Quality vs. Volume
I am not a big believer in quality metrics, as you may know, but I found this study interesting. Doctors were graded on these metrics for diabetics over a two year period:
- Disease monitoring (eye examination, hemoglobin A1c testing, and low-density lipoprotein cholesterol testing)
- Prescription of appropriate medications (angiotensin-converting enzyme inhibitors or angiotensin-receptor blockers and statins)
- Adverse clinical outcomes (emergency department visits for hypoglycemia or hyperglycemia).
It turns out that there was a correlation between higher overall ambulatory volume and lower rates of appropriate diabetes monitoring and medication prescription.
“Primary care physicians with busier ambulatory patient practices delivered lower-quality diabetes care, but those with greater diabetes-specific experience delivered higher-quality care,” the authors write.

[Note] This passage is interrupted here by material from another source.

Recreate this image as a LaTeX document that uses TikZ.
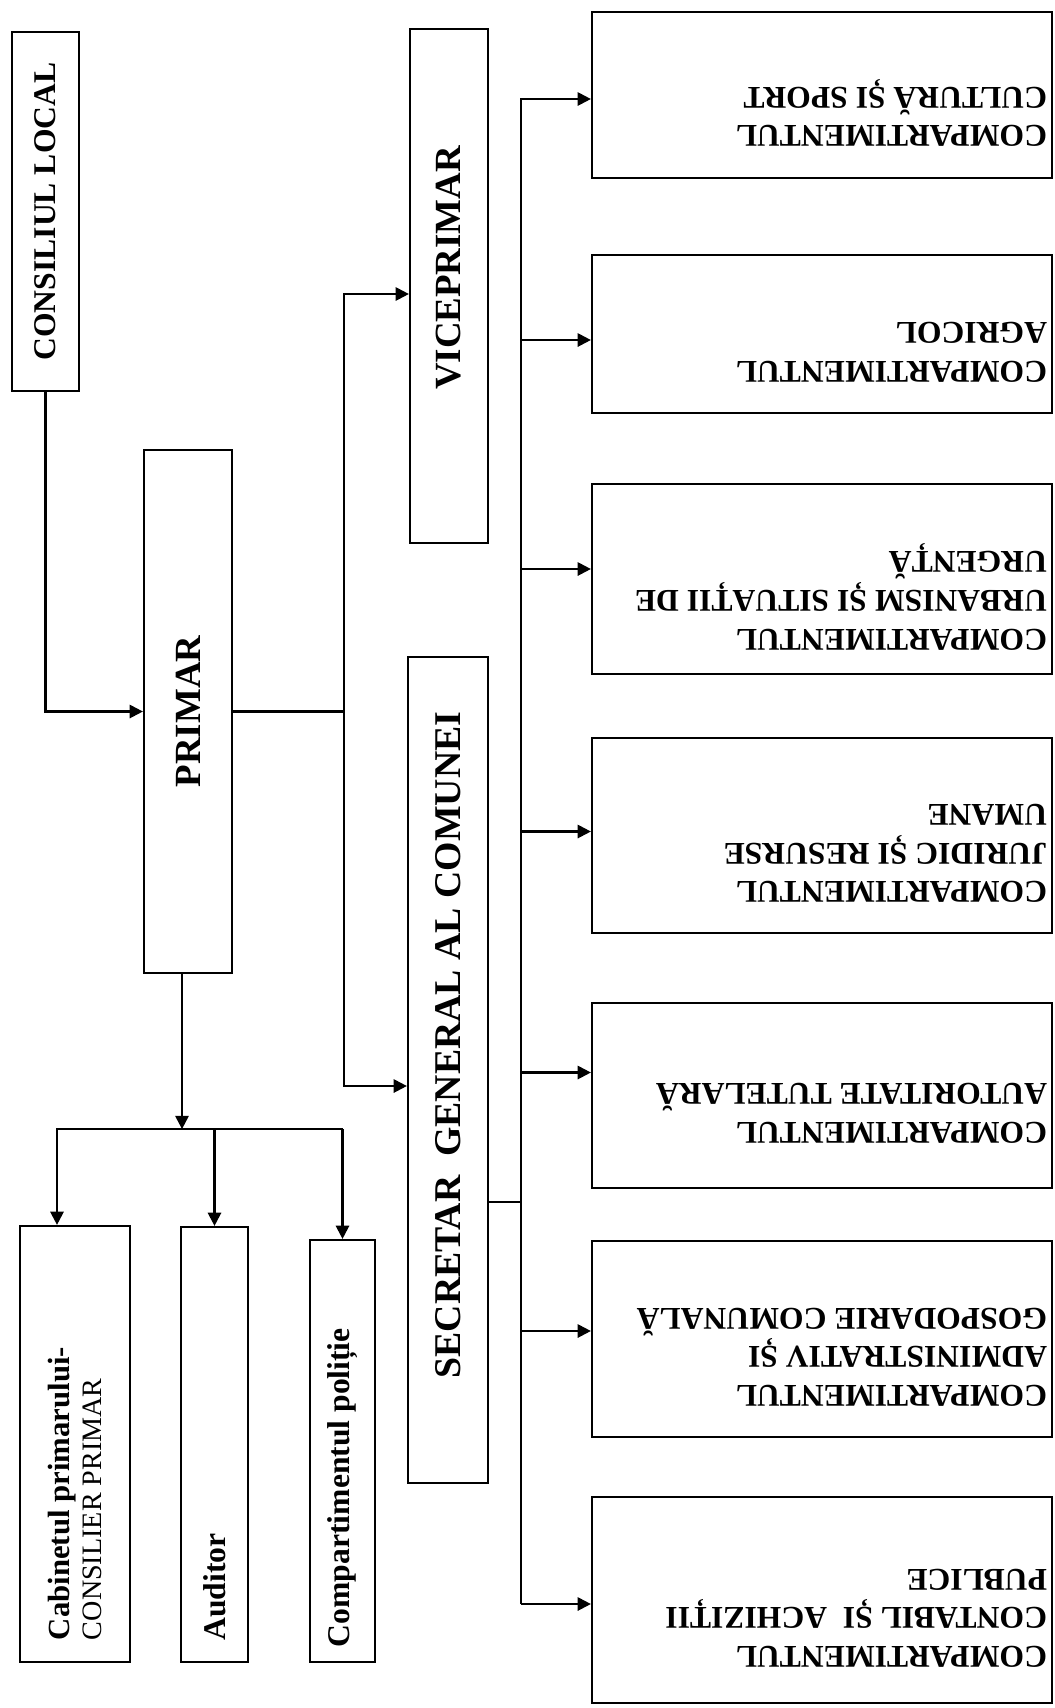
\documentclass[tikz,border=0pt]{standalone}
\usepackage{fontspec}
\setmainfont{Liberation Serif}
\usepackage{graphicx}
\usetikzlibrary{arrows.meta}
\newlength{\pxl}
\setlength{\pxl}{0.02cm}
\tikzstyle{unitbox} = [rectangle, draw=black, line width=1.25pt, inner sep=0pt]
\tikzstyle{compbox} = [unitbox, minimum width=460\pxl, font=\fontsize{18}{22}\selectfont\bfseries]
\tikzstyle{link} = [line width=1.25pt]
\tikzstyle{arrow} = [line width=1.25pt, -{Triangle[length=7.5pt, width=7.5pt]}]
\newcommand{\rottext}[1]{\rotatebox{90}{#1}}
\newcommand{\lefttext}[1]{\rotatebox{90}{\parbox{392\pxl}{\raggedright #1}}}
\newcommand{\fliptext}[1]{\rotatebox{180}{\parbox{450\pxl}{\raggedright #1\par\vspace{36\pxl}}}}

\begin{document}
\begin{tikzpicture}[x=\pxl, y=-\pxl]
\useasboundingbox (0,0) rectangle (1055,1708);

% conducere
\node (cl) [unitbox, minimum width=67\pxl, minimum height=359\pxl, font=\fontsize{18}{22}\selectfont\bfseries] at (45.5,211.5) {\rottext{CONSILIUL LOCAL}};
\node (primar) [unitbox, minimum width=88\pxl, minimum height=523\pxl, font=\fontsize{21}{25}\selectfont\bfseries] at (188,711.5) {\rottext{PRIMAR}};
\node (vice) [unitbox, minimum width=78\pxl, minimum height=514\pxl, font=\fontsize{21}{25}\selectfont\bfseries] at (449,286) {\rottext{\hspace*{36\pxl}VICEPRIMAR}};
\node (secr) [unitbox, minimum width=80\pxl, minimum height=826\pxl, font=\fontsize{21.5}{25}\selectfont\bfseries] at (448,1070) {\rottext{\hspace*{50\pxl}SECRETAR~ GENERAL AL COMUNEI}};

% aparatul primarului
\node (cab) [unitbox, minimum width=110\pxl, minimum height=436\pxl, font=\fontsize{17.5}{18}\selectfont] at (75,1444) {\lefttext{\textbf{Cabinetul primarului-}\\{\fontsize{16}{18}\selectfont CONSILIER PRIMAR}}};
\node (aud) [unitbox, minimum width=67\pxl, minimum height=435\pxl, font=\fontsize{18}{22}\selectfont\bfseries] at (214.5,1444.5) {\lefttext{Auditor}};
\node (pol) [unitbox, minimum width=65\pxl, minimum height=422\pxl, font=\fontsize{18}{22}\selectfont\bfseries] at (342.5,1451) {\lefttext{Compartimentul poliție}};

% compartimente
\node (c1) [compbox, minimum height=166\pxl] at (822,95) {\fliptext{COMPARTIMENTUL\\CULTURĂ ȘI SPORT}};
\node (c2) [compbox, minimum height=158\pxl] at (822,334) {\fliptext{COMPARTIMENTUL\\AGRICOL}};
\node (c3) [compbox, minimum height=190\pxl] at (822,579) {\fliptext{COMPARTIMENTUL\\URBANISM ȘI SITUAȚII DE\\URGENȚĂ}};
\node (c4) [compbox, minimum height=195\pxl] at (822,835.5) {\fliptext{COMPARTIMENTUL\\JURIDIC ȘI RESURSE\\UMANE}};
\node (c5) [compbox, minimum height=185\pxl] at (822,1095.5) {\fliptext{COMPARTIMENTUL\\AUTORITATE TUTELARĂ}};
\node (c6) [compbox, minimum height=196\pxl] at (822,1339) {\fliptext{COMPARTIMENTUL\\ADMINISTRATIV ȘI\\GOSPODARIE COMUNALĂ}};
\node (c7) [compbox, minimum height=206\pxl] at (822,1600) {\fliptext{COMPARTIMENTUL\\CONTABIL ȘI~ ACHIZIȚII\\PUBLICE}};

\draw [arrow] (cl.south) |- (primar.west);
\draw [link] (primar.east) -- ++(111,0) coordinate (split);
\draw [arrow] (split) |- ([yshift=-8\pxl]vice.west);
\draw [arrow] (split) |- ([yshift=-16\pxl]secr.west);

\draw [arrow] ([xshift=-6\pxl]primar.south) -- ++(0,155) coordinate (bus);
\coordinate (busL) at (57,1128);
\draw [arrow] (pol.north |- bus) -| (busL |- cab.north);
\draw [arrow] (aud.north |- bus) -- (aud.north);
\draw [arrow] (pol.north |- bus) -- (pol.north);

\draw [link] ([yshift=-132\pxl]secr.east) -- ++(32,0) coordinate (rbus);
\draw [arrow] ([yshift=-4\pxl]c7.west -| rbus) |- ([yshift=-4\pxl]c1.west);
\foreach \i/\dy in {2/-6, 3/10, 4/4, 5/23, 6/8, 7/-4}
  \draw [arrow] ([yshift=\dy\pxl]c\i.west -| rbus) -- ([yshift=\dy\pxl]c\i.west);

\end{tikzpicture}
\end{document}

So, if you have a jam-packed schedule in an industrialized mode,l then the odds are you are doing crappier work. It’s also a reason why doctors with much less volume do better on these scores (DPC docs) or even why midlevels do as well in their home-cooked studies.
How about when you have a supposed “quality based practice” with less patients but half the visit is taken up with the MA (as well as the doctor) asking meaningless quality metric questions? I venture to guess they do a crappier job, too. That’s a study we will never see but I guarantee it would show that the time wasted asking bogus metric questions lowers the quality of that visit.
Lemme tell you something, not a damned thing is going to change with the lousy overall health in this country until people are held accountable with their lousy health behaviors. They turn down diabetic instruction or don’t heed it when they attend it and continue their path to hell and early demise. Oh and besides, unless they drop over dead all at once, they end up spending $$$$ like crazy for their care. The “pages and pages” of health information I print off and that
can amount to 75++ pages likely ends up in a wood stove. I do it anyways as we get “brownie
points” for doing it. Little good it does.
Holding primary care doctors accountable for patient non-compliance is insane and that is what
all this “Alphabet” accountability is leading to. I pity the docs not near retirement and implore students to stay away. Let the NP’s have it. Once they find out what a P.I.T.A it is (and since they wouldn’t have a supervising MD to throw under the bus anymore) they’ll take their masters degrees to work for specialists.
That study we will never see would also quantify lost practice revenue as a consequence of these stupid metrics questions, and the time/money they waste, paradoxically forcing the practice to try and run more through.
Riddle me this. Why does every “quality metric” not take into account patient cooperation.? Do the boneheads who are pushing tis nonsense assume that patients are mindless automatons that automatically follow every physician request?
I semi-retired two years ago. Honestly, I don’t see how any physician could practice under these conditions.
Short answer, yes. And they are helped by our colleagues who don’t practice or have residents take care of the mundane details.
Long answer, administrators think they are representative of average patients, and that the average visit involves an average patient when in most specialties, including primary care, it doesn’t. I once had one tell me she didn’t know much about outpatient medicine because her kids didn’t get sick much, and I couldn’t manage to explain that even if they did, she would know no more.